No, DeRozan isn’t one to hoist 3-pointers, even occasionally. But if he had the Bulls’ roster in line of sight, he could have listed off three members of the team’s new-look starting lineup that shot career-highs from behind the arc last season in Zach LaVine (41.9 percent), Nikola Vučević (40 percent) and Lonzo Ball (37.8) — and all on high volume — a dynamic that should open space for him to operate in his preferred scoring mode as a mid-range sniper.

Plus, with DeRozan’s steady improvements as a playmaker — remember, in addition to 21.6 points per game, he’s coming off a campaign in which he averaged a career-high 6.9 assists — there’s plenty of reason to believe he can elevate those around him in a half court setting.

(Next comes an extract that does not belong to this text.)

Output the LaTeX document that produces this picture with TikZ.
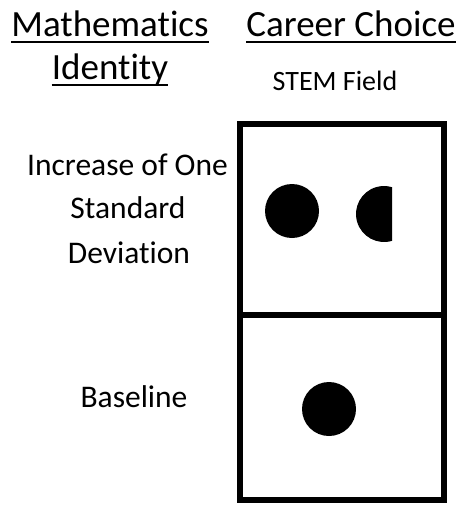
\documentclass[tikz,border=0pt]{standalone}
\usepackage{fontspec}
\setmainfont{Carlito}[Ligatures=NoCommon]
\begin{document}
\begin{tikzpicture}[x=1pt, y=-1pt]
	\tikzset{titre/.style={font=\fontsize{37}{44}\selectfont, inner sep=0pt, anchor=base},
	etiquette/.style={font=\fontsize{31.5}{37}\selectfont, inner sep=0pt, anchor=base},
	case/.style={draw=black, line width=6pt, minimum width=204pt, inner sep=0pt},
	point/.style={circle, fill=black, minimum size=54pt, inner sep=0pt},
	souligne/.style={line width=2pt}};

	\useasboundingbox (0,0) rectangle (458,506);

	% titres
	\node[titre] (math) at (110,36) {Mathematics};
	\node[titre] (ident) at (110,79) {Identity};
	\node[titre] (carr) at (351,36) {Career Choice};
	\node[titre, font=\fontsize{28}{34}\selectfont] (stem) at (335,90) {STEM Field};

	\foreach \name in {math, ident, carr}{
		\draw[souligne] ([yshift=-6pt]\name.base west) -- ([yshift=-6pt]\name.base east);
	}

	% lignes
	\foreach \name/\x/\y/\txt in {un/127.5/175/Increase of One, deux/128/218/Standard, trois/129/263/Deviation, base/134/407/Baseline}{
		\node[etiquette] (\name) at (\x,\y) {\txt};
	}

	% cases
	\node[case, minimum height=191pt] (haut) at (342,219.5) {};
	\node[case, minimum height=185pt] (bas) at (342,407.5) {};

	\node[point] (p1) at (292,211) {};
	\node[point] (p2) at (329,409) {};
	\coordinate (demi) at (384,214);
	\fill ([shift={(demi)}]73.4:28) arc[start angle=73.4, end angle=286.6, radius=28] -- cycle;

\end{tikzpicture}
\end{document}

“My time in San Antonio, [Spurs coach Gregg Popovich] allowed me to be myself. And with that, I didn’t take anything for granted. My mindset was always, ‘How can I make everybody around me better and use them?’” DeRozan said. “I was always known as a scorer, but as I matured and understood the game a little bit more, I wanted to better the guys around me to make my job easier late in games. It was just a conscious effort of me just understanding, wanting to make the guys around me better, build their confidence.”

Where players’ unified winning mentality will come into play is on the defensive end, where questions persist, and in dividing usage, especially in the cases of DeRozan, LaVine and Vučević.

But, while all three flourished in featured roles, each carries the reputation of an unselfish, team-first player. And the point stands that DeRozan not only projects to elevate the play of his new Bulls teammates, but also address crucial areas of weakness for a team that ended last season 21st in offensive rating, and had a tendency to bog down and cough up careless turnovers.

In the locker room? More of the same.

Entering his 13th NBA season, and with multiple playoff appearances under his belt, DeRozan stressed that he’s ready to impart what he can on a Bulls team that is attempting to snap a four-year postseason drought. 

Asked if he thinks he can play the role akin to Chris Paul’s with the 2020-21 Phoenix Suns in that respect, DeRozan didn’t hesitate.

“Most definitely,” he said. “Experience definitely is key, especially now and throughout the season, especially later in the season. It goes a long way. It goes longer, further than a lot of people may realize. 

“With the experience of the successes, the failures, everything that I went through, just understanding going into the season from Day 1 to the last day what it takes to really go over those humps, the tough days where stuff is going bad. When a game or two is off track, how to put things back in place, how to get guys back together.”

And in the event the critics continue to buzz, DeRozan will continue using the noise as fuel.

“Since I’ve been in the league, I’ve had motivation after motivation. Critics. Doubters. Naysayers. This, that and the third,” he said. “As a competitor, you definitely feed off it. I definitely hear it. My whole motto my whole career is to be the person not to prove them wrong, but to prove myself right with my work ethic and the way I approach the game and the obstacles and everything that I’ve been through and just leave it out there all on the table. 

“It’s another challenge that I’m looking forward to, probably one of my biggest in my career. At the end of the day, I want to have the last laugh. And I want to do it with a group of guys that’s kind of been through similar obstacles in their careers as well. It’ll definitely be shown.”